Blues can only hope they're new Maroons
If Queensland had lost four straight State of Origin rugby league series, critics would be saying the concept was in big trouble.
The one-time endless supply of NSW star power would finally have rendered the series predictable after years of being stunned by the underdog Maroons.
Origin was said to be in strife when Queensland went into the 2006 series having lost the previous three.
NSW players used to have to concede each year: "We're always the favourites."
But Origin hasn't turned out like that.
Not since Darren Lockyer grabbed a wayward pass from Brett Hodgson to snatch the 2006 decider in Melbourne and change everything.
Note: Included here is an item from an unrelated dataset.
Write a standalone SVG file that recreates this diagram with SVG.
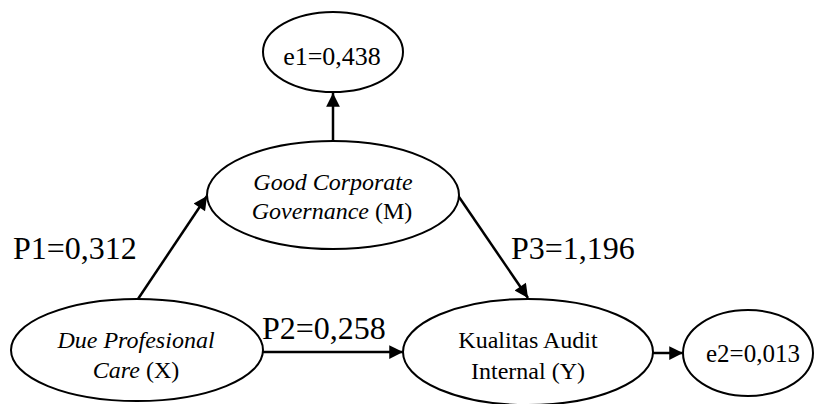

It's NSW who have lost an unprecedented four series in a row and the Blues' talent machine that produced greats like Mortimer, Kenny, Daley, Roach, Harragon, Clyde, Johns, Fittler, Kennedy and Gasnier has recently only spat out Jarryd Hayne.
The axis has turned so far, Queensland are now chock-full of the game's elite while NSW scratch for a side that can contain them.
Far from picking themselves, Blues selections have been hotly debated since their last series victory in 2005 - significantly also the last played by Andrew Johns, the greatest NSW Origin player of them all.
Last year's image of NSW second-rower Ben Creagh back-pedalling after giving Justin Hodges a shove seemed to say so much about where the once cocky Blues are at.
"At the time I was playing we were dominating, we had blokes like Freddy (Brad) Fittler and Andrew Johns in our side," dual international Timana Tahu said this week after being picked for his first Origin series since 2006 on return from rugby.
"It was shattering watching it the last (few) years, losing the series."
This year there'll be an 11th halves pairing since Johns' farewell in steady veteran Brett Kimmorley and makeshift five-eighth Jamie Lyon.
Just when they thought they may finally have produced an heir to Johns in Mitchell Pearce, the Sydney Roosters No.7 went down with injury.
They haven't produced a champion No.6 since Fittler.
NSW lack a dominant front-rower while Queensland have three, although two of them - Steve Price and Ben Hannant - are injured.
Those injuries don't seem to matter though because, in the stellar talent production stakes, Queensland are the new NSW.
Lose Price, Hannant, Dallas Johnson, Michael Crocker, Justin Hodges and Karmichael Hunt and replace them with Cooper Cronk, David Shillington, Ashley Harrison, Dave Taylor, Willie Tonga and Matt Scott.
Even the great Lockyer, in his last series, has Scott Prince shadowing him in the wings.
So can NSW become the new Queensland, the perennial underdogs with enough spirit, camaraderie and desire to unsettle the game's superstars?
Can they, like a chunky, balding Wynnum-Manly five-eighth called Wally Lewis, leave the game's biggest name's bewildered with their ability to step up and produce on the game's biggest stage?
Do they have the new Mal Meninga in Jamal Idris?
At $2.20 to win the series, to Queensland's $1.65, they'll definitely claim the underdogs tag this time.
They're not breaking camp to help their bonding and, decades after the Maroons, they're finally getting their Former Origin Greats involved.
They don't have an equivalent to the old Lang Park but can take comfort in the fact that two of the three games will be played at Sydney's ANZ Stadium, where their record against Queensland is 11-1-3.
And despite the four series losses, there's still only three games - Queensland lead 44-41 - out of the 87 played between them.
Blues captain Kurt Gidley is adamant a team effort can overcome Queensland's team of stars.
"Hopefully it doesn't just come down to an X-factor to produce some points, hopefully it's the way we're playing as a team that gets us the points on the night," he said.
The last word, though, should go to Tahu, hungry after being starved of ball for two years in rugby union and the most likely to walk down the ANZ Stadium tunnel yelling "New South Welshman".
"Queenslanders think it's just their game but, for us, we take pride in our jerseys," he said.
"For me this is probably the pinnacle of rugby league and, as a kid, watching it on TV getting the goose bumps and shivers up my spine.
"I still get it putting on a Blues jersey."